City Council OKs animal protection measure
Action infuriates Shrine Circus
Voting 6-3, Pittsburgh City Council passed a hotly contested bill Tuesday that would ban using any painful instrument — or any instrument that could be painful — on wild and exotic animals.
Animal-rights activists cheered the decision, saying the plan should prevent outdated and inhumane practices that other communities have outlawed already. But detractors including the Syria Shrine, which puts on the annual Shrine Circus at PPG Paints Arena, condemned the move in a packed council meeting. Shriners said the legislation is too broad and would jeopardize their 68-year-old fundraising circus through needless regulations.
“You hate kids,” Shriner Anthony Gennaccaro, 60, of Washington, Pa., hollered at council after the vote. He called the effort a “joke” and a “travesty.”

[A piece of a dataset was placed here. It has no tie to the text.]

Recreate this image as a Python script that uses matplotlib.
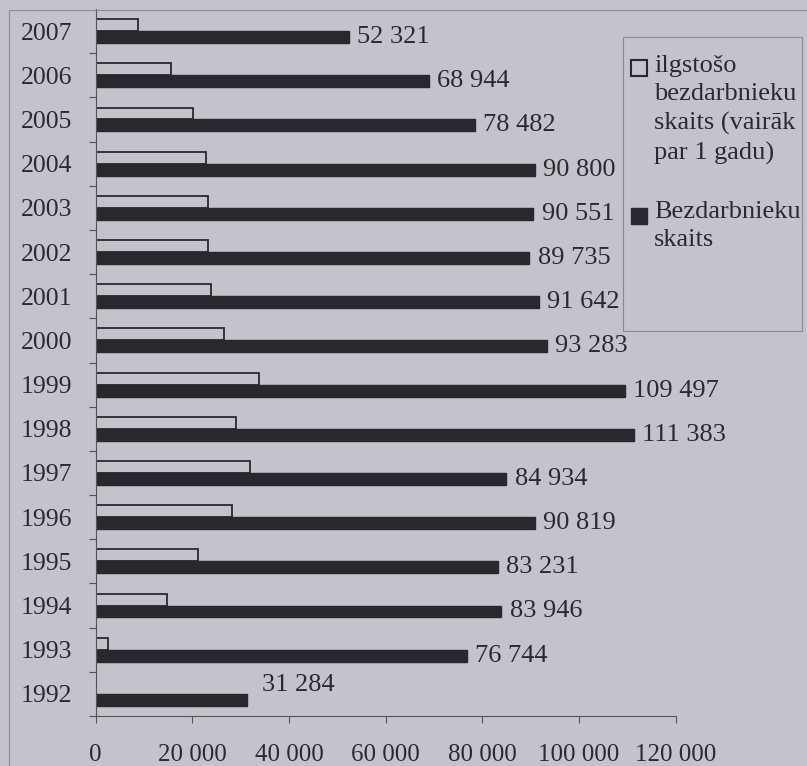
import matplotlib
matplotlib.use("Agg")
import matplotlib.pyplot as plt
from matplotlib.patches import Rectangle
from matplotlib.ticker import FuncFormatter, FixedLocator

years = ["1992", "1993", "1994", "1995", "1996", "1997", "1998", "1999",
         "2000", "2001", "2002", "2003", "2004", "2005", "2006", "2007"]
unemployed = [31284, 76744, 83946, 83231, 90819, 84934, 111383, 109497,
              93283, 91642, 89735, 90551, 90800, 78482, 68944, 52321]
long_term = [0, 2600, 14700, 21100, 28100, 32000, 29000, 33700,
             26600, 23900, 23300, 23200, 22800, 20100, 15500, 8800]
x_ticks = [0, 20000, 40000, 60000, 80000, 100000, 120000]
legend_labels = ["ilgstošo\nbezdarbnieku\nskaits (vairāk\npar 1 gadu)",
                 "Bezdarbnieku\nskaits"]

BG = "#c4c3cc"
DARK = "#29292d"
TXT = "#2b2b2e"
FONT = "Liberation Serif"
plt.rcParams["font.family"] = [FONT, "DejaVu Serif"]

W, H = 807, 766
fig = plt.figure(figsize=(W / 100, H / 100), dpi=100, facecolor=BG)

def fx(px):
    return px / W

def fy(py):
    return 1 - py / H

ax = fig.add_axes([fx(95.7), fy(716), fx(675.7) - fx(95.7), fy(9) - fy(716)])
ax.set_facecolor(BG)

n = len(years)
pos = list(range(n))
bh = 0.27
ax.barh([p + bh / 2 for p in pos], long_term, height=bh, color=BG,
        edgecolor=DARK, linewidth=1.3)
ax.barh([p - bh / 2 for p in pos], unemployed, height=bh, color=DARK,
        edgecolor=DARK, linewidth=1.0)

fmt = lambda v: f"{int(v):,}".replace(",", " ")
for p, v in zip(pos, unemployed):
    if p == 0:
        ax.annotate(fmt(v), (v, p - bh / 2), xytext=(11, 11),
                    textcoords="offset points", va="center", ha="left",
                    fontsize=19, color=TXT)
    else:
        ax.annotate(fmt(v), (v, p - bh / 2), xytext=(6, 0),
                    textcoords="offset points", va="center", ha="left",
                    fontsize=19, color=TXT)

ax.set_xlim(0, 120000)
ax.set_ylim(-0.5, n - 0.5)
ax.set_xticks(x_ticks)
ax.xaxis.set_major_formatter(FuncFormatter(lambda v, _: fmt(v)))
ax.set_yticks(pos)
ax.set_yticklabels(years)
ax.yaxis.set_minor_locator(FixedLocator([p + 0.5 for p in pos[:-1]] + [-0.5]))
ax.tick_params(axis="y", which="major", length=0, pad=17, labelsize=18.5,
               labelcolor=TXT)
ax.tick_params(axis="y", which="minor", length=5, width=0.8, color="#555")
ax.tick_params(axis="x", which="major", length=5, width=0.8, color="#555",
               pad=15, labelsize=18, labelcolor=TXT)
for s in ["top", "right"]:
    ax.spines[s].set_visible(False)
for s in ["left", "bottom"]:
    ax.spines[s].set_color("#555")
    ax.spines[s].set_linewidth(0.8)

# outer frame
fig.add_artist(Rectangle((fx(9), fy(H + 20)), fx(W + 20) - fx(9), fy(10) - fy(H + 20),
                         transform=fig.transFigure, fill=False,
                         edgecolor="#8a8a92", linewidth=0.8))

# legend box
fig.add_artist(Rectangle((fx(623), fy(331)), fx(802) - fx(623), fy(37) - fy(331),
                         transform=fig.transFigure, facecolor=BG,
                         edgecolor="#8a8a92", linewidth=0.8))
fig.add_artist(Rectangle((fx(630.5), fy(76)), fx(16), fy(0) - fy(16),
                         transform=fig.transFigure, facecolor=BG,
                         edgecolor=DARK, linewidth=1.5))
fig.add_artist(Rectangle((fx(630.5), fy(224)), fx(16), fy(0) - fy(16),
                         transform=fig.transFigure, facecolor=DARK,
                         edgecolor=DARK, linewidth=1.0))
fig.text(fx(654), fy(55), legend_labels[0], ha="left", va="top",
         fontsize=19, color=TXT, linespacing=1.38)
fig.text(fx(654), fy(201), legend_labels[1], ha="left", va="top",
         fontsize=19, color=TXT, linespacing=1.38)

fig.savefig("out.png", dpi=100, facecolor=BG)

It wasn’t immediately clear whether Mayor Bill Peduto will sign the bill into law. Spokeswoman Katie O’Malley said he was reviewing the measure, which also drew concern from the Pittsburgh Zoo & PPG Aquarium. Zoo CEO Barbara
Baker said her organization was studying reworded language that council incorporated Tuesday morning.

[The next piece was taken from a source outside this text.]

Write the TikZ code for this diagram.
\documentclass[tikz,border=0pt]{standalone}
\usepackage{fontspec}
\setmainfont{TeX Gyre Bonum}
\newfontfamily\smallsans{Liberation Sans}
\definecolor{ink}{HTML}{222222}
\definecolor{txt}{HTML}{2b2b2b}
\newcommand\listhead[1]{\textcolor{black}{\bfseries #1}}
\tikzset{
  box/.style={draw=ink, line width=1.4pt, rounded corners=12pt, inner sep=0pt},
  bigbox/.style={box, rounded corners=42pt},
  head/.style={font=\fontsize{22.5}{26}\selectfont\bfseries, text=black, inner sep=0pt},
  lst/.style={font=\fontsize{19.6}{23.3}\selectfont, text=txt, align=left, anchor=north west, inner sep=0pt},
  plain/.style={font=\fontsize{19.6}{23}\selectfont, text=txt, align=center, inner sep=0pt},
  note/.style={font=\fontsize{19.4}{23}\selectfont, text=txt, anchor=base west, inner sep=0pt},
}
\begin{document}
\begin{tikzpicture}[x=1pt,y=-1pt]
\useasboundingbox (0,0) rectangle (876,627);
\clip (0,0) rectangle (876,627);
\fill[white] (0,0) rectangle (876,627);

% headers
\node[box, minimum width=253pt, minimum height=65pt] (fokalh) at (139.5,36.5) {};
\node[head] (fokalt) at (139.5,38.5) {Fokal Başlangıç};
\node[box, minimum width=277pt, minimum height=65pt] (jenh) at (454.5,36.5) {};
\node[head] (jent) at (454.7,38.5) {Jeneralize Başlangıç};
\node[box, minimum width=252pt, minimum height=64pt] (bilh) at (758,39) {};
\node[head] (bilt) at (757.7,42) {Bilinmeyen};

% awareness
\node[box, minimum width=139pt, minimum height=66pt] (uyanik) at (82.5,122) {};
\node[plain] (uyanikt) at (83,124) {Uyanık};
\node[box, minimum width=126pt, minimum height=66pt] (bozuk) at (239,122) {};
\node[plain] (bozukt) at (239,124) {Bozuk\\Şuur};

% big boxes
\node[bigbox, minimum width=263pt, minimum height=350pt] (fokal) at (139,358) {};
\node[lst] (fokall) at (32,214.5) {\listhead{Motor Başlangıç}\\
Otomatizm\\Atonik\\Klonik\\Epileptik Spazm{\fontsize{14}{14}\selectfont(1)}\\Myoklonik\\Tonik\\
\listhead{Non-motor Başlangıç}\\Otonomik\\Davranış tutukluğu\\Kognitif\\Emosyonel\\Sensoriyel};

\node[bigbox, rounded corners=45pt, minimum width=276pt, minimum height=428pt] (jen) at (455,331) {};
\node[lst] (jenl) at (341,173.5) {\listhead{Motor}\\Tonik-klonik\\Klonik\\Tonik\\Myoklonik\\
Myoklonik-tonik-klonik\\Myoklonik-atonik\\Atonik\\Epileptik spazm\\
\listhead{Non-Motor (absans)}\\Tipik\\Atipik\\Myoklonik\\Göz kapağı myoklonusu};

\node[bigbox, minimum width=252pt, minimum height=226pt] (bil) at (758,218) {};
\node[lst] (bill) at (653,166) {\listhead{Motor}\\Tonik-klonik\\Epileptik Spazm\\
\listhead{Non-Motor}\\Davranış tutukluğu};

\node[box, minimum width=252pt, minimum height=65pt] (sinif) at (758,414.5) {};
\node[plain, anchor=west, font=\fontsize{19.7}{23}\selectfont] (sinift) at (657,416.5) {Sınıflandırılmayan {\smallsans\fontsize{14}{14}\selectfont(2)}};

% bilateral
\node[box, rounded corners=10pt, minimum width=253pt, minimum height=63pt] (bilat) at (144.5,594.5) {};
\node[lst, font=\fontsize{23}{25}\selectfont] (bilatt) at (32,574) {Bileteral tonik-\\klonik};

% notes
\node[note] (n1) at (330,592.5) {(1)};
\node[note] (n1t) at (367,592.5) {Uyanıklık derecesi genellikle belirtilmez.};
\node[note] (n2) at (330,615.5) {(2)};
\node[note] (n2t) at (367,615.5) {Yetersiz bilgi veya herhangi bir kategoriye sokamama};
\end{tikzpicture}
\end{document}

Council President Bruce Kraus last week introduced the legislation, an overhauled version of a proposal that he brought up in 2016. The earlier plan would have stopped public performances of wild and exotic animals, such as lions, tigers, elephants, monkeys and camels.
In an interview last week, Mr. Kraus acknowledged that he didn’t have enough council votes to pass that rule. But he forecast — accurately — that narrowing the bill to focus on animal treatment would capture majority support.
Council members Darlene Harris, Deborah Gross and Theresa KailSmith dissented in Tuesday’s vote. Any lingering legislation not decided this month will expire with the end of council’s two-year legislative session Dec. 31.
“This is not an intent, as might have been [argued], to harm circuses in any way, not an intent to harm our zoo in any way,” Mr. Kraus said. “We believe that there are alternative methods that are well known around the nation that many circuses and zoos are using to train their animals in much more compassionate ways.”
The final bill would outlaw the use of bullhooks, electric prods, shocking devices, hacksaws, elephant hooks, baseball bats, ax handles, pitchforks, whips, sticks and any instrument “capable of inflicting pain, intimidating or threatening pain for the purpose of training or controlling” wild and exotic animals in the city.
It also would prevent such instruments from being displayed in the presence of the wildlife. That’s a problem because the circus’ insurance carriers require the presence of bullhooks around elephants, at least in some circumstances, according to circus chairman Paul Leavy. Bullhooks typically feature a pointed hook atop a long handle.
“It’s simply used to guide the animal. Chances are, we don’t even need to have that tool” to be put to use, Mr. Leavy said. “You wouldn’t take your dog on a walk down Grant Street without a leash. We would not walk our elephants without a proper guide.”
He said the Shriners are weighing options to fight the legislation. Mr. Leavy has said animals at the circus don’t undergo pain or harm.
Zoo officials said they, too, never allow any animal abuse and follow widely accepted care standards and regulations. They argued the legislation is so broad, it would prevent the safe use of tools needed to protect caretakers, the animals and the public.
Both the zoo and the Shriners sought, unsuccessfully, a legislative amendment to ban “improper use” of tools.
But Brian Bonsteel, president at Humane Action Pittsburgh, said he couldn’t support that because “there is no proper way to use a bullhook.” Advocates called it an outdated weapon, not a guide, that’s used in elephant training and later to instill fear.
“You would be arrested if you treated your dog by training it with one of these things,” Mr. Bonsteel said. His group and the Humane Society of the United States are among the legislation’s backers.
Supporters pointed to California, Rhode Island and a host of other places that passed similar restrictions.
“It’s time for Pittsburgh to catch up,” Councilwoman Natalia Rudiak said.